Restoration and the path forward: Kimmerer talks about the ‘Windigo’, a cannibalistic mythical monster in Indigenous culture, famed as the thing to be afraid of, the vice of reciprocity and respect, and the opposite of a harmonious relationship with the world. The monster is high on consumption, and the more it eats the more it wants. Its heart is cold. She compares the Windigo to the state of the world now, and the false scarcity that is imposed on us to hide a world of abundance. ‘The shortage is due not to how much material wealth there actually is, but to the way in which it is exchanged or circulated.
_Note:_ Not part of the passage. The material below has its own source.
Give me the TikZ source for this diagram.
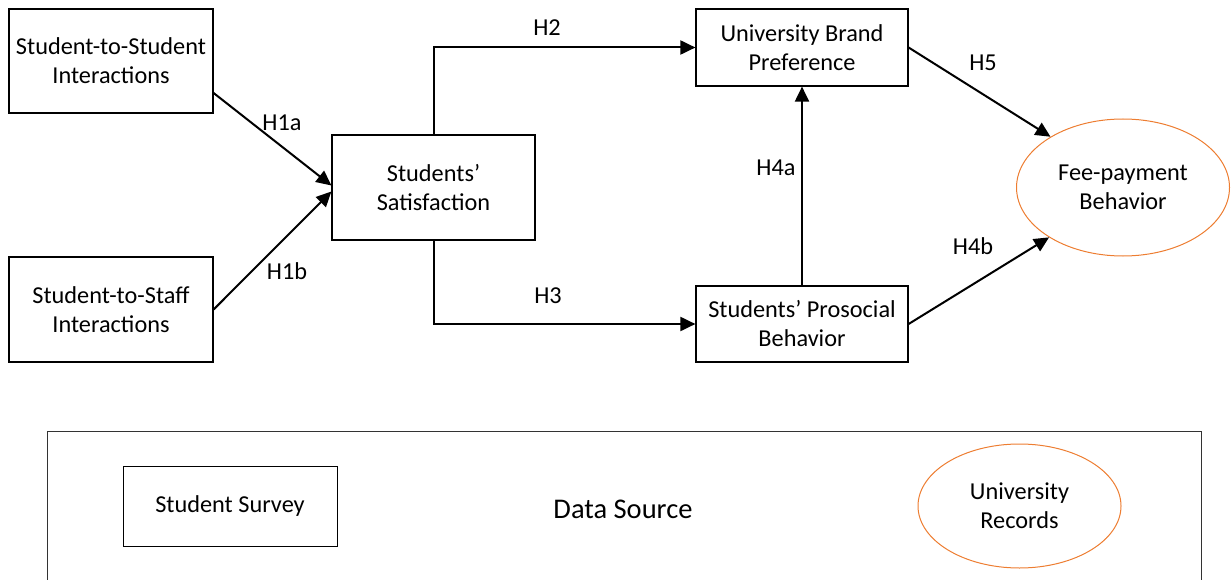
\documentclass[tikz,border=0pt]{standalone}
\usepackage{fontspec}
\setmainfont{Carlito}
\usetikzlibrary{shapes.geometric, arrows.meta, positioning}
\definecolor{accent}{RGB}{237,125,49}

\begin{document}
\begin{tikzpicture}[
    x=1pt, y=1pt,
    % ── Node Styles ──
    varbox/.style={
        rectangle, draw=black, line width=1.2pt,
        text centered, align=center, inner sep=0pt,
        font=\fontsize{24.3}{29}\selectfont
    },
    outcome/.style={
        ellipse, draw=accent, line width=1pt,
        align=center, inner sep=0pt,
        font=\fontsize{24.3}{29}\selectfont
    },
    arrow/.style={-{Triangle[length=15pt, width=14pt]}, line width=2pt, draw=black},
    lbl/.style={font=\fontsize{24.3}{29}\selectfont},
]

\useasboundingbox (0,0) rectangle (1231,-580);

% ════════════════════════════════════════════════════════
%  MODEL: antecedents → satisfaction → mediators → outcome
% ════════════════════════════════════════════════════════

\node (S2S) [varbox, minimum width=204pt, minimum height=104pt] at (111,-61)
    {Student-to-Student\\Interactions};

\node (S2F) [varbox, minimum width=204pt, minimum height=105pt] at (111,-309.5)
    {Student-to-Staff\\Interactions};

\node (SAT) [varbox, minimum width=203pt, minimum height=105pt] at (433.5,-187.5)
    {Students’\\Satisfaction};

\node (UBP) [varbox, minimum width=212pt, minimum height=77pt] at (802,-47.5)
    {University Brand\\Preference};

\node (SPB) [varbox, minimum width=212pt, minimum height=76pt] at (802,-324)
    {Students’ Prosocial\\Behavior};

\node (FPB) [outcome, minimum width=213pt, minimum height=137pt] at (1123,-187.5)
    {Fee-payment\\Behavior};

% ════════════════════════════════════════════════════════
%  DATA SOURCE LEGEND
% ════════════════════════════════════════════════════════

\draw [line width=1pt, draw=black!80] (47,-580) -- (47,-431) -- (1201,-431) -- (1201,-580);

\node (SRV) [varbox, line width=1pt, minimum width=214pt, minimum height=80pt] at (230,-506)
    {Student Survey};

\node (DS) [font=\fontsize{28.5}{34}\selectfont] at (623,-509) {Data Source};

\node (REC) [outcome, minimum width=203pt, minimum height=124pt] at (1019.5,-506)
    {University\\Records};

% ════════════════════════════════════════════════════════
%  ARROWS
% ════════════════════════════════════════════════════════

\draw [arrow] ([yshift=-32pt]S2S.east) -- ([yshift=2pt]SAT.west);
\draw [arrow] (S2F.east) -- ([yshift=-4pt]SAT.west);
\draw [arrow] (SAT.north) |- (UBP.west);
\draw [arrow] (SAT.south) |- (SPB.west);
\draw [arrow] (SPB.north) -- (UBP.south);
\draw [arrow] (UBP.east) -- (FPB.145);
\draw [arrow] (SPB.east) -- (FPB.214);

% Hypothesis labels
\node (L1a) [lbl] at (282,-123) {H1a};
\node (L1b) [lbl] at (287,-271) {H1b};
\node (L2)  [lbl] at (547,-28)  {H2};
\node (L3)  [lbl] at (548,-296) {H3};
\node (L4a) [lbl] at (776,-168) {H4a};
\node (L5)  [lbl] at (983,-63)  {H5};
\node (L4b) [lbl] at (973,-246) {H4b};

\end{tikzpicture}
\end{document}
The market system artificially creates scarcity by blocking the flow between the source and the consumer. Grain my rot in the warehouse while hungry people starve because they cannot play for it. The result is famine for some people and disease of excess for others. The very earth that sustains us is being destroyed to fuel injustice. An economy that grants personhood to corporations but denies it to the more-than-human beings: this is a Windigo economy.’ As an alternative, she brings up the economy embodied by ‘one bowl, one spoon’ — the gifts of the earth are in one bowl, all to be shared from a single spoon. Resources fundamental to our well-being (water, land, forests) should be commonly held, not commodified. This returns to the Indigenous worldview that ‘the earth exists not as private property, but as a commons, to be tended with respect and reciprocity for the benefit of all.’